Exercise requirements: Your task is to copy each line that has the word "this".

(Plotting code records)

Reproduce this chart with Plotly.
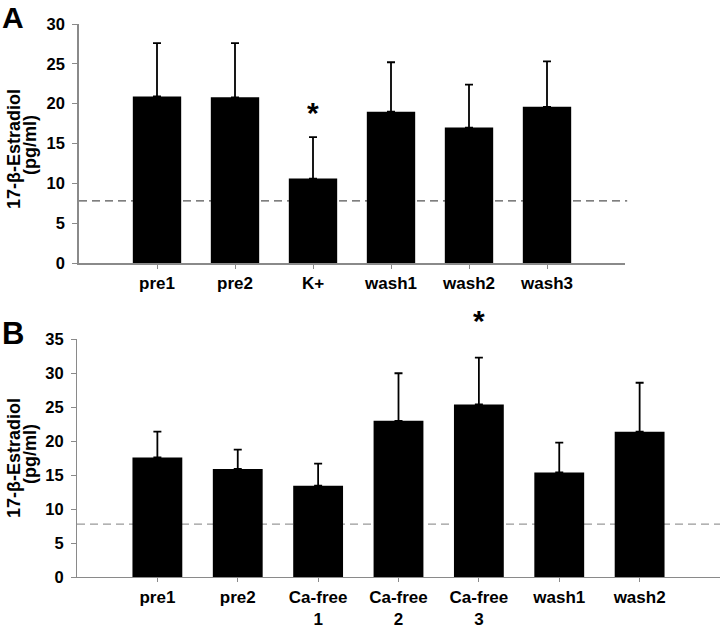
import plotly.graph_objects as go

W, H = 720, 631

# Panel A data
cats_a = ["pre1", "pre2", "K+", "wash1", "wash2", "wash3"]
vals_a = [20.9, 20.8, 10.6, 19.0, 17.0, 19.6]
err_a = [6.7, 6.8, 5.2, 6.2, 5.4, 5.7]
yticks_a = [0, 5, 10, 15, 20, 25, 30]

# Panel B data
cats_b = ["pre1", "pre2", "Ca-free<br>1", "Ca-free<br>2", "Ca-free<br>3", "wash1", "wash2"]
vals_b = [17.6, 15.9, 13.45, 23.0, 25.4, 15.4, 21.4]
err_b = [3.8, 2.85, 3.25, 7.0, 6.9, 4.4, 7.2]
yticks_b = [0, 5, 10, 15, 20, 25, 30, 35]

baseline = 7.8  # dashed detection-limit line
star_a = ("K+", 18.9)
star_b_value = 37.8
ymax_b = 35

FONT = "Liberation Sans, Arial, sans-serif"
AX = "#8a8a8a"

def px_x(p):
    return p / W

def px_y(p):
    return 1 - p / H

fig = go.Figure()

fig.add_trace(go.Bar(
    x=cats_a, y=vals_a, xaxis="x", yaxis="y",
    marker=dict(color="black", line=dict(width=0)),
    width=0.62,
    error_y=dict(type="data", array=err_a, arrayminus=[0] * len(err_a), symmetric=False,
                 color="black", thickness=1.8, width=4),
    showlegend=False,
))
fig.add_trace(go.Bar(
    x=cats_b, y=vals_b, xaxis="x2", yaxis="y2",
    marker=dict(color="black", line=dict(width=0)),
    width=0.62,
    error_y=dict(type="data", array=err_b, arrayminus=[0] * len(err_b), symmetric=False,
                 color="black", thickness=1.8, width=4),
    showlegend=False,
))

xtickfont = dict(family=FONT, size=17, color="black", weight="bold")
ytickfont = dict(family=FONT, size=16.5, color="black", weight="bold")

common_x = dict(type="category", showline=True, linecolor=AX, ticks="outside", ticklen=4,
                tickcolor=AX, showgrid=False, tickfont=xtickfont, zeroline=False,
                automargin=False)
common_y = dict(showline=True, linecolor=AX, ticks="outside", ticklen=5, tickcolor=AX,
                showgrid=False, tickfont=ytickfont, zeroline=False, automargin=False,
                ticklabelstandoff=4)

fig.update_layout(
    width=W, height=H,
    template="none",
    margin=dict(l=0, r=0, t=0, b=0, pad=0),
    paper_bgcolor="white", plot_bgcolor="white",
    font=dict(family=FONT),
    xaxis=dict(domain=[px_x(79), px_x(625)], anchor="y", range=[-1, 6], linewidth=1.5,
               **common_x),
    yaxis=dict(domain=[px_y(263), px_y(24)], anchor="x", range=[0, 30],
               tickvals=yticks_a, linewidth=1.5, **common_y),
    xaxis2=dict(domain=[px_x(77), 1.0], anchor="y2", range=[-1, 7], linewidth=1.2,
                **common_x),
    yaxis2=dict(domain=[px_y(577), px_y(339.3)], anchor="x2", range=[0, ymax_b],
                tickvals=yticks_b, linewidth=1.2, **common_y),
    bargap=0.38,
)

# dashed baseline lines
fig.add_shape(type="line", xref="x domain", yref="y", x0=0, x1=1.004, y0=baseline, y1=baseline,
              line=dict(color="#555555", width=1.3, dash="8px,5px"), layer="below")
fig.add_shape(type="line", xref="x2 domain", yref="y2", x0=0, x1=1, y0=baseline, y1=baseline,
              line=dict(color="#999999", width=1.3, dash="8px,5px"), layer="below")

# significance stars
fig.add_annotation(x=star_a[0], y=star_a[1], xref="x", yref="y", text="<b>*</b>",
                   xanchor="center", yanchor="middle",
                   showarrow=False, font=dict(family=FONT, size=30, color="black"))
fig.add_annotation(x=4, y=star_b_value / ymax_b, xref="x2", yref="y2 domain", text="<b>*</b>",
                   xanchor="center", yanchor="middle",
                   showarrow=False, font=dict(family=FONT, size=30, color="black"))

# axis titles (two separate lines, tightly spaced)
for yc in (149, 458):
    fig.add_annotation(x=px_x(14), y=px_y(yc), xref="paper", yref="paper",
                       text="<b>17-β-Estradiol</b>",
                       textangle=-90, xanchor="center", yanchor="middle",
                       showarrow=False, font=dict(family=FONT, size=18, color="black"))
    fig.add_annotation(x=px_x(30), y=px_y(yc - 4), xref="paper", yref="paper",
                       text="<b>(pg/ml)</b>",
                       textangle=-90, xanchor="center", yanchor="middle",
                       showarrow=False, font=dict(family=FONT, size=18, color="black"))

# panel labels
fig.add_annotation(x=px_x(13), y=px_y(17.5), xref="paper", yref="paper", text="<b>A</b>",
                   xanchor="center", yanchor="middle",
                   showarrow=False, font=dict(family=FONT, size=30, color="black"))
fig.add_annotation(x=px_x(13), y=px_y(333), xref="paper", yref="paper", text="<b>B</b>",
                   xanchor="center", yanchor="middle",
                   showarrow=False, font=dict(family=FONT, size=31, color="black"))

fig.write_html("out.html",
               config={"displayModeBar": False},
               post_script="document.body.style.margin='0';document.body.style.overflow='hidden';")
* * *
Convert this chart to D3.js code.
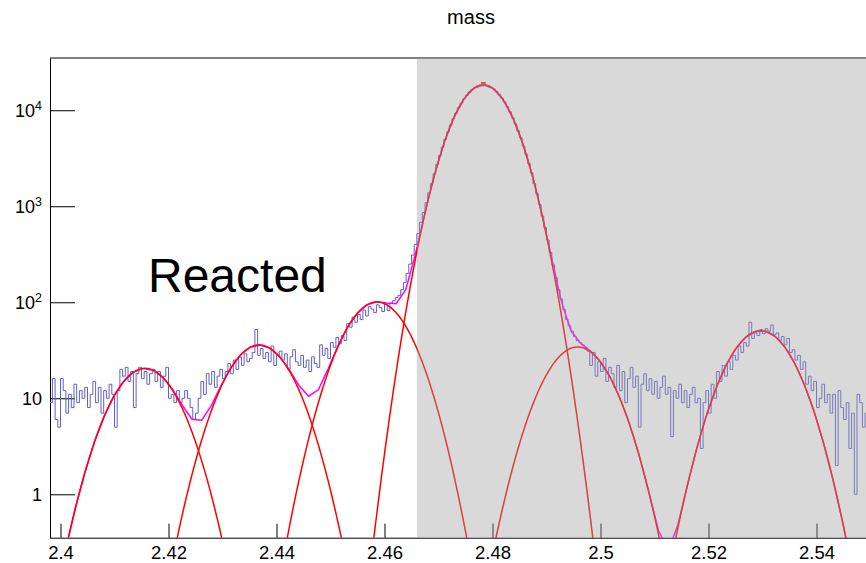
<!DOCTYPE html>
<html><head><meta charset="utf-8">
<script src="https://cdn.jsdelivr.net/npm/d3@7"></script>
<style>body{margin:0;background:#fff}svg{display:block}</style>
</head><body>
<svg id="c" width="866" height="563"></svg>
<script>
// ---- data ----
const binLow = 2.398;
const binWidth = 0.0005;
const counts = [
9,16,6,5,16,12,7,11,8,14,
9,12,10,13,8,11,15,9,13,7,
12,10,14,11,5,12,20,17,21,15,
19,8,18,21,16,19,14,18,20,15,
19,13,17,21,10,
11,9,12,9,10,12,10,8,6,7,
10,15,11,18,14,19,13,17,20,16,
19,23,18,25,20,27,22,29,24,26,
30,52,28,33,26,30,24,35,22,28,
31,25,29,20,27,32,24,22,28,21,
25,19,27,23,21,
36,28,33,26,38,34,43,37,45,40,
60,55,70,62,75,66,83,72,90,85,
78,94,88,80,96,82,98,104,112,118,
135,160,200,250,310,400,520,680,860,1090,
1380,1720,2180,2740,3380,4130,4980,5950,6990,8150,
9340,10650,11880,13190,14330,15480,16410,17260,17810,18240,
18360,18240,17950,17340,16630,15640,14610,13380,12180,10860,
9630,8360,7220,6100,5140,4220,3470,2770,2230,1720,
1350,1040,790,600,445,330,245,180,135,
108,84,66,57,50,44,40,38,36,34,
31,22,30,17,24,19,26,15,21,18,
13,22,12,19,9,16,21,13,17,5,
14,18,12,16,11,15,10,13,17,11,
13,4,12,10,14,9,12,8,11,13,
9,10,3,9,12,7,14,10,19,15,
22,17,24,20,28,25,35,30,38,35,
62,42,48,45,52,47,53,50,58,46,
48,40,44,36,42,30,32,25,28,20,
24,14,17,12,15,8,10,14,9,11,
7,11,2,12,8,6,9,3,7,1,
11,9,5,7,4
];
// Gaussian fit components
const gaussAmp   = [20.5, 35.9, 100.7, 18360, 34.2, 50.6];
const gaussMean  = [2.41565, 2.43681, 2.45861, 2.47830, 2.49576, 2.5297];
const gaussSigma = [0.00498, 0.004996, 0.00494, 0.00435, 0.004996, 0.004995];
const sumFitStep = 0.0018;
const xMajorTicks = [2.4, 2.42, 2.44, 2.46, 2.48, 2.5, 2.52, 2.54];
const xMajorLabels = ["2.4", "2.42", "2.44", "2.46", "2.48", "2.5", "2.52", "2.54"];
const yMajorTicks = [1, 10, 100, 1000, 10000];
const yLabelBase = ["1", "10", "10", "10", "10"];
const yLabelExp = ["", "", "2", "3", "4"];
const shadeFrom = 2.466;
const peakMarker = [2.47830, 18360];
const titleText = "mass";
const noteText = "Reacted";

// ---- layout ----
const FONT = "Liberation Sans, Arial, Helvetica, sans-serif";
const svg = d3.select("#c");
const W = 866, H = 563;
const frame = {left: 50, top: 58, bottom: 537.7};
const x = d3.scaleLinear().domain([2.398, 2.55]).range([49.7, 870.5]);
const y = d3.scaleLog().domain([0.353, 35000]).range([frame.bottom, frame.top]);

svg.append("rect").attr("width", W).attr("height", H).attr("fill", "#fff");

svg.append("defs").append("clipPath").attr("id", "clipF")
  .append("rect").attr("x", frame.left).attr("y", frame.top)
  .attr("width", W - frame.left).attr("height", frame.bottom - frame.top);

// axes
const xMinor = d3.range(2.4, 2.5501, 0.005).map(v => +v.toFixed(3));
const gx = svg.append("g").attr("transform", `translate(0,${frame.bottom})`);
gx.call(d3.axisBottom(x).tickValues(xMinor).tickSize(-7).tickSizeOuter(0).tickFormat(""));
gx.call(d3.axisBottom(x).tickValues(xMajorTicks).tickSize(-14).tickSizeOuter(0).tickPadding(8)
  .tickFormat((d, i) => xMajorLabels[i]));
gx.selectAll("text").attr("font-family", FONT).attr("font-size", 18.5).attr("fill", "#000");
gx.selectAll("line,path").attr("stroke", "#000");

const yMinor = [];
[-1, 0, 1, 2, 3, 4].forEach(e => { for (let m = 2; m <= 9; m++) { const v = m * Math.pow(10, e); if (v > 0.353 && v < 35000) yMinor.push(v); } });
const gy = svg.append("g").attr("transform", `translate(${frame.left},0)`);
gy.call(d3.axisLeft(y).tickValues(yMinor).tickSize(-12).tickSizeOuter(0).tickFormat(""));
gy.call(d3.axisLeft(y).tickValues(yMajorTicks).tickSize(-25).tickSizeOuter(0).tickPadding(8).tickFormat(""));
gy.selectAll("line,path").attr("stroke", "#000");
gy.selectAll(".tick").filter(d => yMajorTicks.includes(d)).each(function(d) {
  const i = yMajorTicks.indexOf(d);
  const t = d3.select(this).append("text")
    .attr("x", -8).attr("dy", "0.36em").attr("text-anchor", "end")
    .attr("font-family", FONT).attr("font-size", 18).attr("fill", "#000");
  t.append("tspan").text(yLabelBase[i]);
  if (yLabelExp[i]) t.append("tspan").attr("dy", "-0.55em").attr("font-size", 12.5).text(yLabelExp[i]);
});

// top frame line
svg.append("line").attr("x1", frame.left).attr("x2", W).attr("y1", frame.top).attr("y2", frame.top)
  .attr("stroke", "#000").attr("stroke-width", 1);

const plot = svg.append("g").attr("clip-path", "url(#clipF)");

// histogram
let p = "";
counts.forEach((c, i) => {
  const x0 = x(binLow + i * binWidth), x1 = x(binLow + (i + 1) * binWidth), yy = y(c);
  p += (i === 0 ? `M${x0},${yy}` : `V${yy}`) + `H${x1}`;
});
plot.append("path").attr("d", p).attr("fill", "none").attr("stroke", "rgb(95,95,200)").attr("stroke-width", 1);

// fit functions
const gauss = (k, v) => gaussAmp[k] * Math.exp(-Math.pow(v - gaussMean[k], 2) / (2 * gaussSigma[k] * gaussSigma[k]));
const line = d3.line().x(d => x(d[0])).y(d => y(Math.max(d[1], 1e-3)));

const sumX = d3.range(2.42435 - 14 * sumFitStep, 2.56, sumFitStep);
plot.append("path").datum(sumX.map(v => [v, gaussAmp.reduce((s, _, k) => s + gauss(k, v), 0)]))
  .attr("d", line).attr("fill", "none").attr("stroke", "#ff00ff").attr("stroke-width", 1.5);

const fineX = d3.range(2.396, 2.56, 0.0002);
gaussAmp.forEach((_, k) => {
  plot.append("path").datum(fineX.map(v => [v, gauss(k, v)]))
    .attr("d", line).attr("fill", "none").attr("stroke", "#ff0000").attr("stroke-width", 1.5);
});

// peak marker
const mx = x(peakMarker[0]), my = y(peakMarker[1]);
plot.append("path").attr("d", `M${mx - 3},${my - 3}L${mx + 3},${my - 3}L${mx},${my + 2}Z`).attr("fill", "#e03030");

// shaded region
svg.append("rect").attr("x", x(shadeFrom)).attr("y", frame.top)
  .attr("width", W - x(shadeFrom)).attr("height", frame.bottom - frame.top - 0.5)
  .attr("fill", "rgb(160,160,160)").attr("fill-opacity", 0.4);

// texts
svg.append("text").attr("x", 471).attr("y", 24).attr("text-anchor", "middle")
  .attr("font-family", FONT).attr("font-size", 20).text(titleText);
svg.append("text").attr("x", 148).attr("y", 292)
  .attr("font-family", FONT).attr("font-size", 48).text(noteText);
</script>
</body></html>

Response to the exercise:
Reproduce this chart with Plotly.
Convert this chart to D3.js code.
  const t = d3.select(this).append("text")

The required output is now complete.